Bukan kehidupan kalau tidak ada rintangan. Rintangan demi rintangan pernah dirasakan cak Nurel semasa proses kepenulisannya. Di antara rintangan yang paling berat yang ia alami adalah pada tahun 2012, tanpa diinginkan dan tanpa dibayangkan keluarga yang selama bertahun-tahun ia bangun kandas ditengah jalan. Hal inilah yang menyebabkannya menduda dan melalang buana dari Lamongan ke Ponorogo selama 3 tahun. Untuk menjaga akalnya tetap waras hal yang dapat ia lakukan hanyalah membaca buku tanpa menghasilkan karya. “Mungkin karena kebetulan atau apa mungkin sudah takdir saya itu sudah menikah dua kali. Pernikahan pertama saya pisah itu tahun 2012, terus saya mengembara di Ponorogo ini sampai 2014, saya menulis pun tidak bisa, jadi saya drop pada saat itu, saya hanya bisa membaca, itupun hanya novel, saya tidak mampu membaca buku yang lain.”
Tahun 2015, mulailah ia membangun keluarganya dan menulis kembali. Hal yang menarik dari penikahan kedua ini adalah istri keduanya tersebut mau ia nikahi walau hanya dengan maskawin puisi yang ia buat. Maskawin puisi tersebut bukan karena didasari keinginan agar penikahannya anti mainstream, tapi karena pada saat itu ia memang tidak memiliki apapun untuk dibelikan maskawin. Karena ketulusan cinta istrinyalah yang menyebabkan ia mau dipinang walau hanya dengan puisi. “Alhamdulillahnya ketika saya menikah yang kedua saya tidak punya apa-apa, tapi istri saya mau saya nikahi hanya dengan maskawin puisi. Jadi alhamdulillah saya tertolong dengan puisi juga, mungkin ketika saya tidak bisa menulis puisi atau apa, saya tidak bisa nikah lagi,” candanya.
Melalui goresan tinta emasnya tidak kurang dari 13 buku telah cak Nurel tulis hingga saat ini. Namun karena terhalang oleh biaya, hanya 4 judul saja yang mampu ia terbitkan, yang lainnya secara stensilan.
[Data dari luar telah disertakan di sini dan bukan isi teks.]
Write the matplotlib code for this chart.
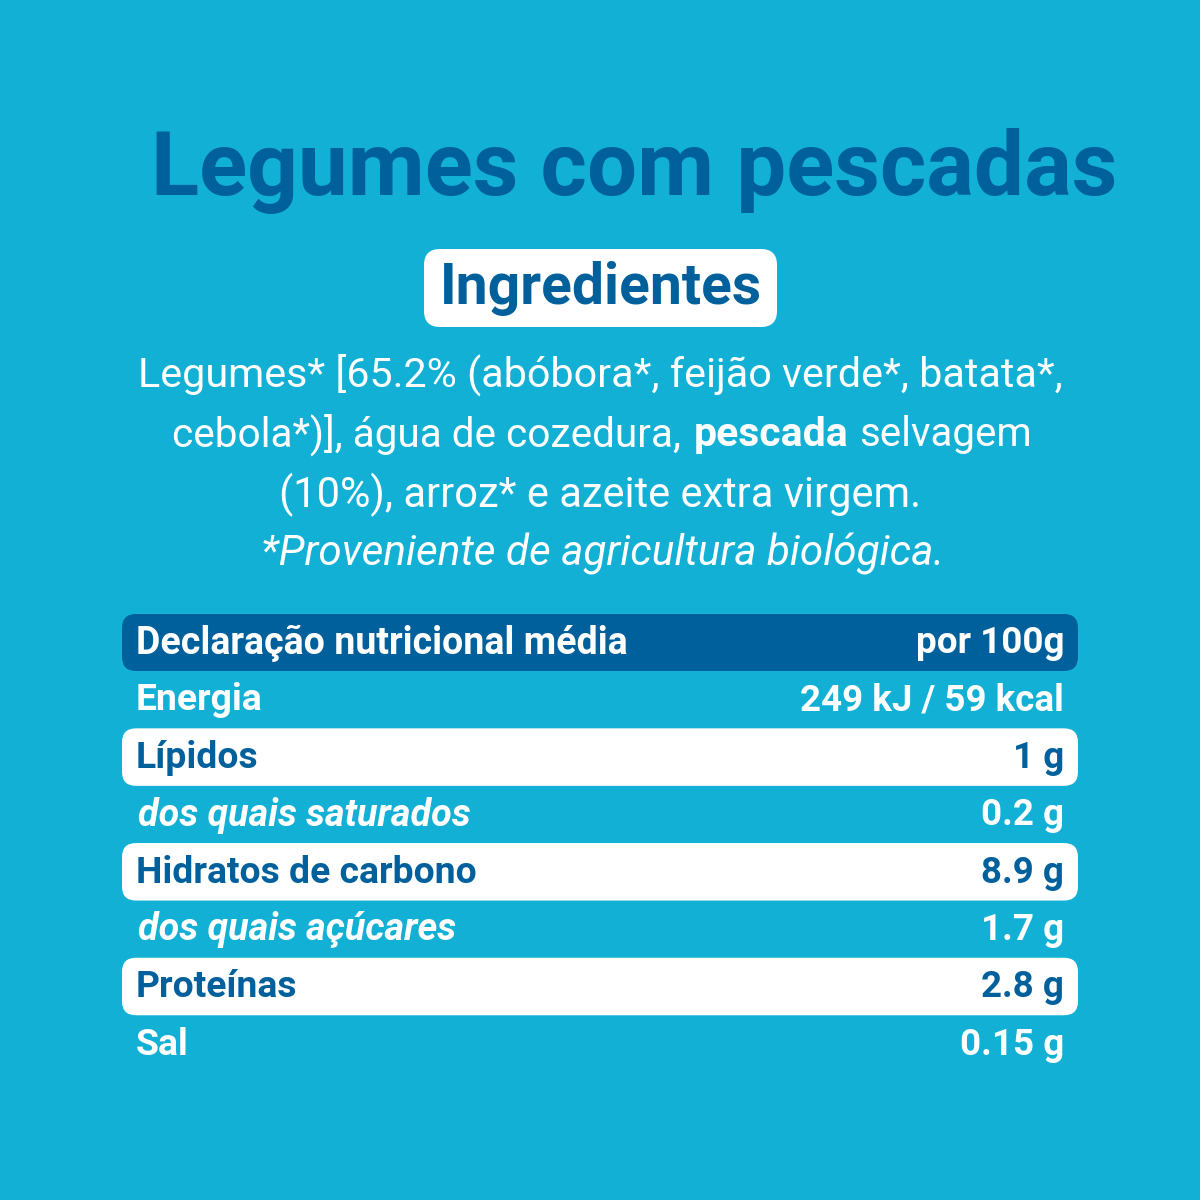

Buku-buku tersebut beraliran sastra, antara lain adalah Menggugat Tanggung Jawab Kepenyairan Sutarji Calzoum Bachri, Trilogi Kesadaran, Antologi Puisi Tunggal “Kitab Para Malaikat”, dan Antologi Puisi “Balada Takdir Terlalu Dini” . Cak Nurel sekarang sedang merampungkan sebuah karya kritik sastra yang masih dalam tahap perevisian, yang berjudul “Membongkar Mitos Kesusastraan Indonesia”.